*Exercise aim*
Read the records below and copy each line that contains "document".

*Data*
● ● ● ● ●
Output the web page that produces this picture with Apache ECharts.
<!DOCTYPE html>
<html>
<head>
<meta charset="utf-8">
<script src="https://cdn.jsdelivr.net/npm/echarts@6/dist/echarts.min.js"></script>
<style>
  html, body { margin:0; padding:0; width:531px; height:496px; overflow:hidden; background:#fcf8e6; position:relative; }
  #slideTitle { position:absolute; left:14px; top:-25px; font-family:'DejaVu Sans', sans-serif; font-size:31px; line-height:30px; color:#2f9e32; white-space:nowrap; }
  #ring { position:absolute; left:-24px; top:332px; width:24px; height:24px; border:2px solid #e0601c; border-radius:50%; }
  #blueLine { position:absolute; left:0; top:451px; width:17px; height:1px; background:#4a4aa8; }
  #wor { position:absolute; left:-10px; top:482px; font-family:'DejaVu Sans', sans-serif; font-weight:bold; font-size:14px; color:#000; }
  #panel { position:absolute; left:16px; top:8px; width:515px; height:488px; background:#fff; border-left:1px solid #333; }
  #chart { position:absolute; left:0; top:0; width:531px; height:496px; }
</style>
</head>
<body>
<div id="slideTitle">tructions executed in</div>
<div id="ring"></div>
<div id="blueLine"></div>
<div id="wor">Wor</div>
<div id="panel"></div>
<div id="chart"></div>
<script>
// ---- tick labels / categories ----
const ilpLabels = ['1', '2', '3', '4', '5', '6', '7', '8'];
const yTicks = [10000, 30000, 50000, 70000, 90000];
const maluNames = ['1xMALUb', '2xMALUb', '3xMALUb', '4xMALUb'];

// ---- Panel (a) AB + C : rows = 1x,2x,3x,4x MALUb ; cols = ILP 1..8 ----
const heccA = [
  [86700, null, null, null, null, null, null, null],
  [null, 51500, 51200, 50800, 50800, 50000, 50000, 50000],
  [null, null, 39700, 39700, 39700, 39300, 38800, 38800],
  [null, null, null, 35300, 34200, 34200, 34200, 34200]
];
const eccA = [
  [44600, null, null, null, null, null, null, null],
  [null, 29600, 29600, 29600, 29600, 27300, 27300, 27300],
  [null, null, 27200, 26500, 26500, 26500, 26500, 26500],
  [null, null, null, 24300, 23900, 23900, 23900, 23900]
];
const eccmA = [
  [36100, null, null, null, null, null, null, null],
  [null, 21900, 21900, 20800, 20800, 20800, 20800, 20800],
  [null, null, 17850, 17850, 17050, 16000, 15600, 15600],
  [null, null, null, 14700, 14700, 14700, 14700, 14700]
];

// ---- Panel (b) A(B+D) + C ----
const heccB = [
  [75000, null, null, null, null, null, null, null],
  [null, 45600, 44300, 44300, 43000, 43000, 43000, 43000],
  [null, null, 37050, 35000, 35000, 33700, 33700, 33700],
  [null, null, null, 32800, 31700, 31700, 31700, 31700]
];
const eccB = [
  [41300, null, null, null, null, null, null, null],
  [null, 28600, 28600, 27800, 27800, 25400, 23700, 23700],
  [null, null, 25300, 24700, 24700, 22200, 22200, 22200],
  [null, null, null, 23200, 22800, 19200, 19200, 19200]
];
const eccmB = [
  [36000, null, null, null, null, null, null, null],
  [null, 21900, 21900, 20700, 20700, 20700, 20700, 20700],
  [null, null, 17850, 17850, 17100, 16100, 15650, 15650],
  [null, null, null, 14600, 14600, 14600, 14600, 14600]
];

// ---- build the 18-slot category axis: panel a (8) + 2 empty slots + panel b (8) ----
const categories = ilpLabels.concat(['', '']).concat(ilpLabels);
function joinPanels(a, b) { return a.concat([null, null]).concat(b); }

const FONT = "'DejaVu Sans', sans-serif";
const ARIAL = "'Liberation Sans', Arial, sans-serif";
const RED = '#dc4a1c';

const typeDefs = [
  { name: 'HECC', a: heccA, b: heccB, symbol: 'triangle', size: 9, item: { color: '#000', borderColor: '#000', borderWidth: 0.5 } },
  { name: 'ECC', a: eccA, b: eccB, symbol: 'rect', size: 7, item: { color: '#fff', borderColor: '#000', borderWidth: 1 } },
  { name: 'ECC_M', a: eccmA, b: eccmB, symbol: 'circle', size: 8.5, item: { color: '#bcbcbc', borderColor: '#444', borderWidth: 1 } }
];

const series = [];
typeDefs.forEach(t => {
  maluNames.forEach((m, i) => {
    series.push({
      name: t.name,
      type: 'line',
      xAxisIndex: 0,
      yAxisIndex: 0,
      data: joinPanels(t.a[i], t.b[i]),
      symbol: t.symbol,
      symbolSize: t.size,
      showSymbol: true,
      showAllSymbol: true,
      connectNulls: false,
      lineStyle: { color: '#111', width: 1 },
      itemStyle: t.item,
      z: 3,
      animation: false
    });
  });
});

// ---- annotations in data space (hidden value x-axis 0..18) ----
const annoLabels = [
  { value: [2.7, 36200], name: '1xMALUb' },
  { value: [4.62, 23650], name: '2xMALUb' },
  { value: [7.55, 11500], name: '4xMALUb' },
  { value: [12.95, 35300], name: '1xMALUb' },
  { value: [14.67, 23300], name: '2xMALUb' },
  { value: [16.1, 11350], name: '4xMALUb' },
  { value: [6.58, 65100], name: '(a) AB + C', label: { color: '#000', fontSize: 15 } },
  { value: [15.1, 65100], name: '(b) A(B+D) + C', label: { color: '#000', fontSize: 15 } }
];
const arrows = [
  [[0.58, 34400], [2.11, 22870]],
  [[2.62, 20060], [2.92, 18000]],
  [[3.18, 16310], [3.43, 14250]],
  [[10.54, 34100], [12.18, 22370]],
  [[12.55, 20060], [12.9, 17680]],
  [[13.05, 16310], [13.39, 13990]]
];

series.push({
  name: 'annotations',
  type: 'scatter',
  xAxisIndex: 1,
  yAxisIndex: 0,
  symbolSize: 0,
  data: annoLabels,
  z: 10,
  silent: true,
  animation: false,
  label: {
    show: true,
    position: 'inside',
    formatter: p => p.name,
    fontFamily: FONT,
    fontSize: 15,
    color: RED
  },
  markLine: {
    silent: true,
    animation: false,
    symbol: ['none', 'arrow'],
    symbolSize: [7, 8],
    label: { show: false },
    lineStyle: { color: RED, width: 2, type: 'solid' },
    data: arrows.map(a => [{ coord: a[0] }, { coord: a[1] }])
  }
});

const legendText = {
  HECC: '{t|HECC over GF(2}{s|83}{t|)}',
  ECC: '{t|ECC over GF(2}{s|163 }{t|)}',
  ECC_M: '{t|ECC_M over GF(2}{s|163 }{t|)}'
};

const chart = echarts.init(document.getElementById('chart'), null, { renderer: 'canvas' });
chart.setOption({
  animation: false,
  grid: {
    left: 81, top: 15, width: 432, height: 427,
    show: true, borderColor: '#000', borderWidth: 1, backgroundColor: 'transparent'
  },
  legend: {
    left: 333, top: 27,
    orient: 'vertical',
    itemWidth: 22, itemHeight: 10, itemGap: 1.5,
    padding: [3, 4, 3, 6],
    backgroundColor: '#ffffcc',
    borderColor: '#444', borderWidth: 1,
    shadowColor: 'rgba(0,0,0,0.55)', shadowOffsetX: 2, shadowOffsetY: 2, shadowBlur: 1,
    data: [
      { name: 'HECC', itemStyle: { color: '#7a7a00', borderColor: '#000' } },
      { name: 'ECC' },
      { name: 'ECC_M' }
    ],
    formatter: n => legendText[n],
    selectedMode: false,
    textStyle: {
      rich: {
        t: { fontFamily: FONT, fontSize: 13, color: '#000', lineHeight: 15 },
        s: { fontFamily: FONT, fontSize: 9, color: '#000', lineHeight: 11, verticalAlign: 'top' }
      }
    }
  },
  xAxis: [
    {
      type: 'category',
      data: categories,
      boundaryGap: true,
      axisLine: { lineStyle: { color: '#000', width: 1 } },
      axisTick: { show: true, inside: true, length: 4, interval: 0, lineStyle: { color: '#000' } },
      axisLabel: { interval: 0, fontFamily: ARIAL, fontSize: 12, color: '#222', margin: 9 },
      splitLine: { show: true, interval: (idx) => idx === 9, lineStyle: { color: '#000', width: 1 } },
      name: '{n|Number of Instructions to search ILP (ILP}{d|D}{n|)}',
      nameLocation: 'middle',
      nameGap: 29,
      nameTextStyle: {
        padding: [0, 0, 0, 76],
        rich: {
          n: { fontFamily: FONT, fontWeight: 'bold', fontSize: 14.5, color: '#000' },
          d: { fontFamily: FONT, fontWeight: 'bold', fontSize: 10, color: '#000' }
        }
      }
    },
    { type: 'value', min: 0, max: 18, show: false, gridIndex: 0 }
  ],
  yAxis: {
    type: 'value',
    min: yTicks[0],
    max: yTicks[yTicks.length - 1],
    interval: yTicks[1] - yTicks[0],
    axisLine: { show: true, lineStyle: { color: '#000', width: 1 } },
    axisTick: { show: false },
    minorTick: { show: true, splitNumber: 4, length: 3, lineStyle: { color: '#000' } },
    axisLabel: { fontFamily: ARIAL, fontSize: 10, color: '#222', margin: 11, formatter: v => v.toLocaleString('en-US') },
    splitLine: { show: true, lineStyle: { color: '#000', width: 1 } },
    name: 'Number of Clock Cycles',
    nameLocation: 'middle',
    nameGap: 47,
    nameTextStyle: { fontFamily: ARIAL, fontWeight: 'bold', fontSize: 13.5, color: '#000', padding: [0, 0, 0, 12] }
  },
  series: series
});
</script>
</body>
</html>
● ● ● ● ●
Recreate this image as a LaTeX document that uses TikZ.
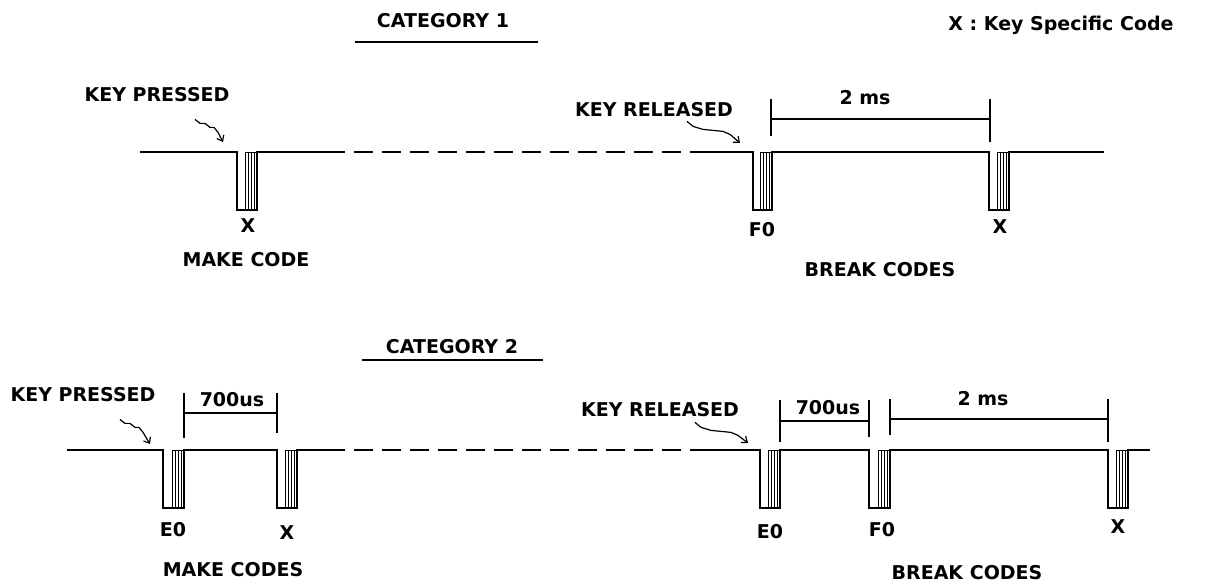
● ● ● ● ●
*The reply*
const chart = echarts.init(document.getElementById('chart'), null, { renderer: 'canvas' });
Recreate this image as a LaTeX document that uses TikZ.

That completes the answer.